Leave out the pictures and copy the remaining records exactly.

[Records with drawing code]
════════

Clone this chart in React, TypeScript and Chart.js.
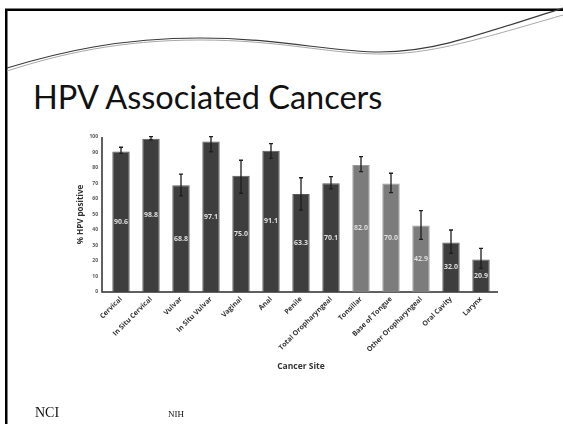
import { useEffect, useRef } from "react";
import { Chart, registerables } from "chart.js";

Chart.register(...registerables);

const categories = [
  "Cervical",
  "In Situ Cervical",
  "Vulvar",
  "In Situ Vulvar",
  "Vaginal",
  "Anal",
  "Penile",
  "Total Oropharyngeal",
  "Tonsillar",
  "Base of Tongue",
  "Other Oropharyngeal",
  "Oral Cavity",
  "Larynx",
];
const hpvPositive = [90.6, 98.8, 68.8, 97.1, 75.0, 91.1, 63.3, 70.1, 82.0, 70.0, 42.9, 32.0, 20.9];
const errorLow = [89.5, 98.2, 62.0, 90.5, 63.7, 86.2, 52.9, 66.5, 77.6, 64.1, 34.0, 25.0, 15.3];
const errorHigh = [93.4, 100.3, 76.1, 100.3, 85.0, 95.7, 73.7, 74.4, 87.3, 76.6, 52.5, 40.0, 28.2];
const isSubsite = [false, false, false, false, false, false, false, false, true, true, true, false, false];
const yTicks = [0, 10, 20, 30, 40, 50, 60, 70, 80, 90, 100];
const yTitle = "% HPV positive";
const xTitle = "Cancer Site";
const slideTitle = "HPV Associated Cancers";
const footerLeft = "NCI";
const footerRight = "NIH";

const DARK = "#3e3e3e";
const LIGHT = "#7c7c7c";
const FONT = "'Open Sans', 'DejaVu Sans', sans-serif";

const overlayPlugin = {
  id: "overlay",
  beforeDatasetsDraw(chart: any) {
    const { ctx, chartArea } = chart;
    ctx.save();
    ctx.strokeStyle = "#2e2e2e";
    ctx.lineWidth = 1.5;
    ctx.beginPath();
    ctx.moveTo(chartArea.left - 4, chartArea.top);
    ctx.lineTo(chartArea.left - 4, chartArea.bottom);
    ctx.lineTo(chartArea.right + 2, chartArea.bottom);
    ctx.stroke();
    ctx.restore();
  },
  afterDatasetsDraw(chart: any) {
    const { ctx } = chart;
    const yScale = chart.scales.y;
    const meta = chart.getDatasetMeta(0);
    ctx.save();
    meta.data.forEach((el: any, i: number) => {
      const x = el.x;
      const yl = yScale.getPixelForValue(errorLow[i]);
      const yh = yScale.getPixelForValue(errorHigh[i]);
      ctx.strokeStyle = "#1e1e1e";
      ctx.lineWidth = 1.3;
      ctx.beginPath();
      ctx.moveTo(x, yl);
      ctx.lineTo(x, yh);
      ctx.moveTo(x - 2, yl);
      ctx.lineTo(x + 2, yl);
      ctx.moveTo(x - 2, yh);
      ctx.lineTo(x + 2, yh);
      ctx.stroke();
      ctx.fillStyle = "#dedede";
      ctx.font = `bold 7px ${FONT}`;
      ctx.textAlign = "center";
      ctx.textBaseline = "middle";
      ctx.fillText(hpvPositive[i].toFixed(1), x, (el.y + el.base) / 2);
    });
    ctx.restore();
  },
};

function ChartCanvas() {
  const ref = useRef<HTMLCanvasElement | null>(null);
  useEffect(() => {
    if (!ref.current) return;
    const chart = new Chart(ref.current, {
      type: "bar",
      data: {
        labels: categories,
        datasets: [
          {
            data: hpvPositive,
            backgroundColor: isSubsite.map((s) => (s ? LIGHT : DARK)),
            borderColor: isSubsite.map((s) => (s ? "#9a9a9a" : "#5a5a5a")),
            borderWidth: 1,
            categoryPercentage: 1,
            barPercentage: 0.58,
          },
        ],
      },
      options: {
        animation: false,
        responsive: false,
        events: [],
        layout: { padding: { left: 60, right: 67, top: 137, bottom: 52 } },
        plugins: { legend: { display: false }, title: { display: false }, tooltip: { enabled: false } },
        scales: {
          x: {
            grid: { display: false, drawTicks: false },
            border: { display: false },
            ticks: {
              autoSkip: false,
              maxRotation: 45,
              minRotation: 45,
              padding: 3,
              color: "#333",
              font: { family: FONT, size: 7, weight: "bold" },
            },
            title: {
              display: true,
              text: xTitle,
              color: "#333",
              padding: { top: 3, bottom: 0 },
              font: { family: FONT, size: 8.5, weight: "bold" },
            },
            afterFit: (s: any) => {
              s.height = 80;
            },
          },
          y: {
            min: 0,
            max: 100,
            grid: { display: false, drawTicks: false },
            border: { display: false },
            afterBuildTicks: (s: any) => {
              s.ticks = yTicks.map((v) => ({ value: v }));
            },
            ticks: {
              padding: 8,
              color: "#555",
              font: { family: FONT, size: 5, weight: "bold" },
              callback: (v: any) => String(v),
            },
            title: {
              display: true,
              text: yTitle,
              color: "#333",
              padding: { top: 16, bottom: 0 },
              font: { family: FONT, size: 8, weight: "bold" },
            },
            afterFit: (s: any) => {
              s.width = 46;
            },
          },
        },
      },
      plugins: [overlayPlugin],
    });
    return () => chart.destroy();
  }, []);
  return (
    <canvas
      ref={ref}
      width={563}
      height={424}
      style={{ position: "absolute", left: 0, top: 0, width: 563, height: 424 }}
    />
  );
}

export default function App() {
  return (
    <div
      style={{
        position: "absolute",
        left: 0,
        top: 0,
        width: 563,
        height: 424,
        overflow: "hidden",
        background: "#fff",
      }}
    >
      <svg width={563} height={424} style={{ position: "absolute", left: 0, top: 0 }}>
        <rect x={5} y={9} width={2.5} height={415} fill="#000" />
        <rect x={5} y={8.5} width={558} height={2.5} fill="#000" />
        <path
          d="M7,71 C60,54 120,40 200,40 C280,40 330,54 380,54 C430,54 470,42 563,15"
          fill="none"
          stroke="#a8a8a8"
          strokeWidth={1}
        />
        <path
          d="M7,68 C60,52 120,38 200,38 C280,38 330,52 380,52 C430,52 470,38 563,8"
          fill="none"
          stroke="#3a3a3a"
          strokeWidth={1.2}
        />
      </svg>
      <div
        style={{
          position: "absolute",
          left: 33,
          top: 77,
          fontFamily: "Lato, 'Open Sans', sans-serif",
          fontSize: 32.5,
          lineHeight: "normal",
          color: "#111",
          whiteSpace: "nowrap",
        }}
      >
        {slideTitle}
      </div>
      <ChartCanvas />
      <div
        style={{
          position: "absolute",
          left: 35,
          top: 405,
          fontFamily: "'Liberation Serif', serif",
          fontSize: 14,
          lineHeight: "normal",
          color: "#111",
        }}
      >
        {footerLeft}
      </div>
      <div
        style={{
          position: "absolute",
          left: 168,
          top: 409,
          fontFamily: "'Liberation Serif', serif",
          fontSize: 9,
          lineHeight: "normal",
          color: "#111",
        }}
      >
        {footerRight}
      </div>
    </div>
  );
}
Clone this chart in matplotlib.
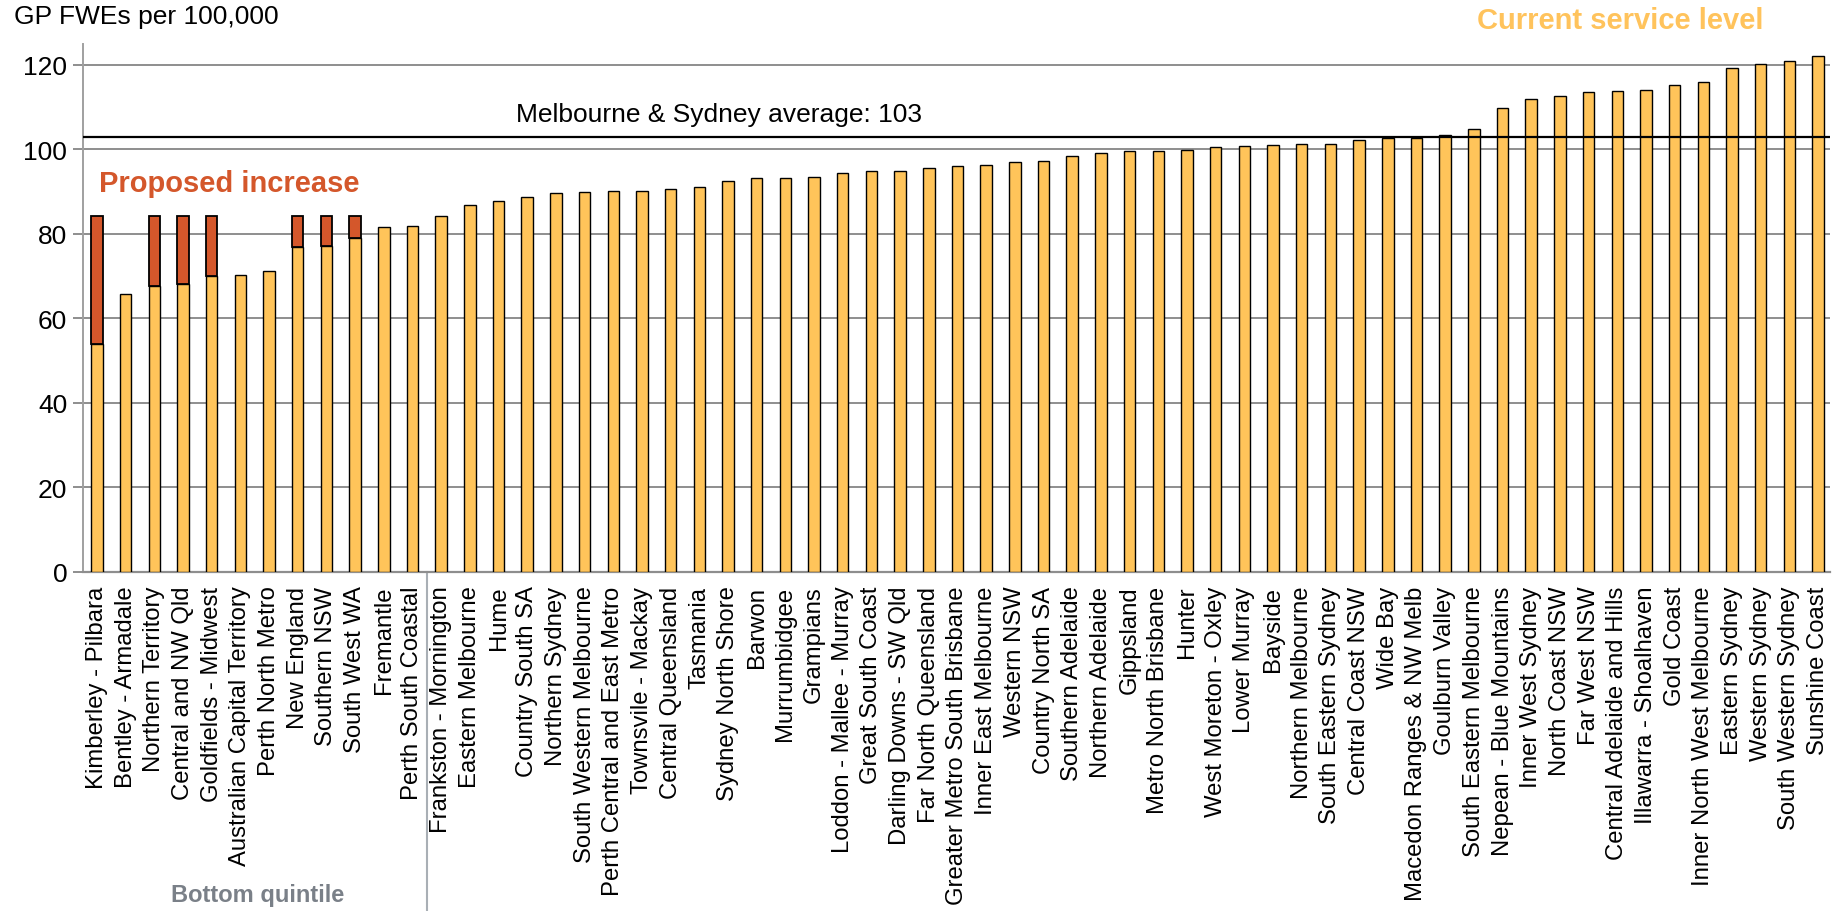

════════

Solution to the exercise -
Clone this chart in React, TypeScript and Chart.js.
import { useEffect, useRef } from "react";
import { Chart, registerables } from "chart.js";

Chart.register(...registerables);

const categories = [
  "Cervical",
  "In Situ Cervical",
  "Vulvar",
  "In Situ Vulvar",
  "Vaginal",
  "Anal",
  "Penile",
  "Total Oropharyngeal",
  "Tonsillar",
  "Base of Tongue",
  "Other Oropharyngeal",
  "Oral Cavity",
  "Larynx",
];
const hpvPositive = [90.6, 98.8, 68.8, 97.1, 75.0, 91.1, 63.3, 70.1, 82.0, 70.0, 42.9, 32.0, 20.9];
const errorLow = [89.5, 98.2, 62.0, 90.5, 63.7, 86.2, 52.9, 66.5, 77.6, 64.1, 34.0, 25.0, 15.3];
const errorHigh = [93.4, 100.3, 76.1, 100.3, 85.0, 95.7, 73.7, 74.4, 87.3, 76.6, 52.5, 40.0, 28.2];
const isSubsite = [false, false, false, false, false, false, false, false, true, true, true, false, false];
const yTicks = [0, 10, 20, 30, 40, 50, 60, 70, 80, 90, 100];
const yTitle = "% HPV positive";
const xTitle = "Cancer Site";
const slideTitle = "HPV Associated Cancers";
const footerLeft = "NCI";
const footerRight = "NIH";

const DARK = "#3e3e3e";
const LIGHT = "#7c7c7c";
const FONT = "'Open Sans', 'DejaVu Sans', sans-serif";

const overlayPlugin = {
  id: "overlay",
  beforeDatasetsDraw(chart: any) {
    const { ctx, chartArea } = chart;
    ctx.save();
    ctx.strokeStyle = "#2e2e2e";
    ctx.lineWidth = 1.5;
    ctx.beginPath();
    ctx.moveTo(chartArea.left - 4, chartArea.top);
    ctx.lineTo(chartArea.left - 4, chartArea.bottom);
    ctx.lineTo(chartArea.right + 2, chartArea.bottom);
    ctx.stroke();
    ctx.restore();
  },
  afterDatasetsDraw(chart: any) {
    const { ctx } = chart;
    const yScale = chart.scales.y;
    const meta = chart.getDatasetMeta(0);
    ctx.save();
    meta.data.forEach((el: any, i: number) => {
      const x = el.x;
      const yl = yScale.getPixelForValue(errorLow[i]);
      const yh = yScale.getPixelForValue(errorHigh[i]);
      ctx.strokeStyle = "#1e1e1e";
      ctx.lineWidth = 1.3;
      ctx.beginPath();
      ctx.moveTo(x, yl);
      ctx.lineTo(x, yh);
      ctx.moveTo(x - 2, yl);
      ctx.lineTo(x + 2, yl);
      ctx.moveTo(x - 2, yh);
      ctx.lineTo(x + 2, yh);
      ctx.stroke();
      ctx.fillStyle = "#dedede";
      ctx.font = `bold 7px ${FONT}`;
      ctx.textAlign = "center";
      ctx.textBaseline = "middle";
      ctx.fillText(hpvPositive[i].toFixed(1), x, (el.y + el.base) / 2);
    });
    ctx.restore();
  },
};

function ChartCanvas() {
  const ref = useRef<HTMLCanvasElement | null>(null);
  useEffect(() => {
    if (!ref.current) return;
    const chart = new Chart(ref.current, {
      type: "bar",
      data: {
        labels: categories,
        datasets: [
          {
            data: hpvPositive,
            backgroundColor: isSubsite.map((s) => (s ? LIGHT : DARK)),
            borderColor: isSubsite.map((s) => (s ? "#9a9a9a" : "#5a5a5a")),
            borderWidth: 1,
            categoryPercentage: 1,
            barPercentage: 0.58,
          },
        ],
      },
      options: {
        animation: false,
        responsive: false,
        events: [],
        layout: { padding: { left: 60, right: 67, top: 137, bottom: 52 } },
        plugins: { legend: { display: false }, title: { display: false }, tooltip: { enabled: false } },
        scales: {
          x: {
            grid: { display: false, drawTicks: false },
            border: { display: false },
            ticks: {
              autoSkip: false,
              maxRotation: 45,
              minRotation: 45,
              padding: 3,
              color: "#333",
              font: { family: FONT, size: 7, weight: "bold" },
            },
            title: {
              display: true,
              text: xTitle,
              color: "#333",
              padding: { top: 3, bottom: 0 },
              font: { family: FONT, size: 8.5, weight: "bold" },
            },
            afterFit: (s: any) => {
              s.height = 80;
            },
          },
          y: {
            min: 0,
            max: 100,
            grid: { display: false, drawTicks: false },
            border: { display: false },
            afterBuildTicks: (s: any) => {
              s.ticks = yTicks.map((v) => ({ value: v }));
            },
            ticks: {
              padding: 8,
              color: "#555",
              font: { family: FONT, size: 5, weight: "bold" },
              callback: (v: any) => String(v),
            },
            title: {
              display: true,
              text: yTitle,
              color: "#333",
              padding: { top: 16, bottom: 0 },
              font: { family: FONT, size: 8, weight: "bold" },
            },
            afterFit: (s: any) => {
              s.width = 46;
            },
          },
        },
      },
      plugins: [overlayPlugin],
    });
    return () => chart.destroy();
  }, []);
  return (
    <canvas
      ref={ref}
      width={563}
      height={424}
      style={{ position: "absolute", left: 0, top: 0, width: 563, height: 424 }}
    />
  );
}

export default function App() {
  return (
    <div
      style={{
        position: "absolute",
        left: 0,
        top: 0,
        width: 563,
        height: 424,
        overflow: "hidden",
        background: "#fff",
      }}
    >
      <svg width={563} height={424} style={{ position: "absolute", left: 0, top: 0 }}>
        <rect x={5} y={9} width={2.5} height={415} fill="#000" />
        <rect x={5} y={8.5} width={558} height={2.5} fill="#000" />
        <path
          d="M7,71 C60,54 120,40 200,40 C280,40 330,54 380,54 C430,54 470,42 563,15"
          fill="none"
          stroke="#a8a8a8"
          strokeWidth={1}
        />
        <path
          d="M7,68 C60,52 120,38 200,38 C280,38 330,52 380,52 C430,52 470,38 563,8"
          fill="none"
          stroke="#3a3a3a"
          strokeWidth={1.2}
        />
      </svg>
      <div
        style={{
          position: "absolute",
          left: 33,
          top: 77,
          fontFamily: "Lato, 'Open Sans', sans-serif",
          fontSize: 32.5,
          lineHeight: "normal",
          color: "#111",
          whiteSpace: "nowrap",
        }}
      >
        {slideTitle}
      </div>
      <ChartCanvas />
      <div
        style={{
          position: "absolute",
          left: 35,
          top: 405,
          fontFamily: "'Liberation Serif', serif",
          fontSize: 14,
          lineHeight: "normal",
          color: "#111",
        }}
      >
        {footerLeft}
      </div>
      <div
        style={{
          position: "absolute",
          left: 168,
          top: 409,
          fontFamily: "'Liberation Serif', serif",
          fontSize: 9,
          lineHeight: "normal",
          color: "#111",
        }}
      >
        {footerRight}
      </div>
    </div>
  );
}
Clone this chart in matplotlib.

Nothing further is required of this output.